Über den von der Bundesregierung vorgesehenen Rahmen hinaus hat der Bundesrat die Beibehaltung weiterer strafrechtlicher Tatbestände des alten Wirtschaftsstrafgesetzes empfohlen. Der Ausschuß hat sich diesen Vorschlägen des Bundesrates nicht anschließen können.
Schließlich hat sich der Ausschuß noch mit der Frage befaßt, ob das neue Wirtschaftsstrafgesetz, das an die Stelle des am 30. Juni 1954 auslaufenden treten soll, befristet oder unbefristet sein soll. Die Vorschrift des § 24 des Entwurfs über das
Inkrafttreten hat der Ausschuß aber in zweifacher Hinsicht geändert. Da es nicht mehr möglich sein wird, die Verkündung des Gesetzes vor Auslaufen des alten Wirtschaftsstrafgesetzes zu erreichen, mußte für das Inkrafttreten der Tag nach der Verkündung vorgeschlagen werden. Die unveränderte Annahme des Regierungsentwurfs würde eine Rückwirkung des Gesetzes vorschreiben, die bei Strafbestimmungen aus verfassungsrechtlichen Gründen unzulässig ist.

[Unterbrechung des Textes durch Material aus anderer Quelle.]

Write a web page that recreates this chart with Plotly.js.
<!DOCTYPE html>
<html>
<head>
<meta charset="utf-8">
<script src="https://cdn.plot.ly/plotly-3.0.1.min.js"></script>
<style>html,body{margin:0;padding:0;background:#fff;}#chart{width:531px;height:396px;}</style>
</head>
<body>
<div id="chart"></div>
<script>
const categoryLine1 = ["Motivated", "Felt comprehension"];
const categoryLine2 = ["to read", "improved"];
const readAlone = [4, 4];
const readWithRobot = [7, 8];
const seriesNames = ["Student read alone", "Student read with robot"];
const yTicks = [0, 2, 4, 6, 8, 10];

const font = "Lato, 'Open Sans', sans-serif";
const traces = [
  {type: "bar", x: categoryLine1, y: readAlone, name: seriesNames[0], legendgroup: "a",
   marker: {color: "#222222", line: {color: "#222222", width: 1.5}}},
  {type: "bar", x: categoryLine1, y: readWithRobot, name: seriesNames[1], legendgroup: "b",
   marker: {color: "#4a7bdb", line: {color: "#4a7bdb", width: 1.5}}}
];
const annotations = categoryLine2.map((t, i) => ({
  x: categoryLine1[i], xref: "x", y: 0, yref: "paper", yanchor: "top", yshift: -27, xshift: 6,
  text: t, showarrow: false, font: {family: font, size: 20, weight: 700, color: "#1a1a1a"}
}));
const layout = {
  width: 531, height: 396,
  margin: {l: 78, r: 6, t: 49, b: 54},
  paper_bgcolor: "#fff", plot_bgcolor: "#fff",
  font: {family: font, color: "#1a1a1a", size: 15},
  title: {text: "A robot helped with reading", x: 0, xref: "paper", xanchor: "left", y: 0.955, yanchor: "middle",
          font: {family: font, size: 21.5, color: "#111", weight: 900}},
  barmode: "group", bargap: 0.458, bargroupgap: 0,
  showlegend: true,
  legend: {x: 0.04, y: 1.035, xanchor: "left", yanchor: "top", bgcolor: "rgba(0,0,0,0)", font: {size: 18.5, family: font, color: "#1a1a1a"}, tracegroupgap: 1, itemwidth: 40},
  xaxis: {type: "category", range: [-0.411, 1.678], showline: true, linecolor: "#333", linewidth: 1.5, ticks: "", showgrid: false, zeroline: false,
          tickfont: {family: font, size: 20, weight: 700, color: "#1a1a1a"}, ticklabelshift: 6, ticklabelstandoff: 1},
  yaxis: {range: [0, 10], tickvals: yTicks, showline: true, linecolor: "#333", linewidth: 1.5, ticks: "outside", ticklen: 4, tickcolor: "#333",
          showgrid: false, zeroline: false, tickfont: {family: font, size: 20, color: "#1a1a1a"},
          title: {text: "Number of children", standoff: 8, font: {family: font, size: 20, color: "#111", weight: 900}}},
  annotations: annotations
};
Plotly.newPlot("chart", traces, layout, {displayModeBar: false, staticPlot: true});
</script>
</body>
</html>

Außerdem hat der Ausschuß als Termin für das Auslaufen des Gesetzes den 31. Dezember 1955 bestimmt, um rechtzeitig überprüfen zu können, ob für die weitere Beibehaltung eines selbständigen Wirtschaftsstrafgesetzes noch ein Bedürfnis besteht. Der Wirtschaftspolitische Ausschuß hat vorgeschlagen, den Termin für das Außerkrafttreten bereits auf den 31. Dezember 1954 festzusetzen, um damit die Überprüfung des gesamten Wirtschaftsrechtes schon in den nächsten Monaten zu veranlassen. Der Rechtsausschuß ist jedoch der Meinung, daß die Bundesregierung und die gesetzgebenden Körperschaften durch eine so kurze Frist vor unüberwindliche Schwierigkeiten gestellt werden würden, weil es kaum möglich sein dürfte, das weit verzweigte und wenig übersichtliche Rechtsgebiet vollständig durchzuarbeiten und gesetzgeberisch neu zu regeln.
Meine Damen und Herren, der Ausschuß für Rechtswesen und Verfassungsrecht schlägt Ihnen deshalb vor, dem Entwurf in der aus der Ausschußvorlage ersichtlichen Fassung zuzustimmen.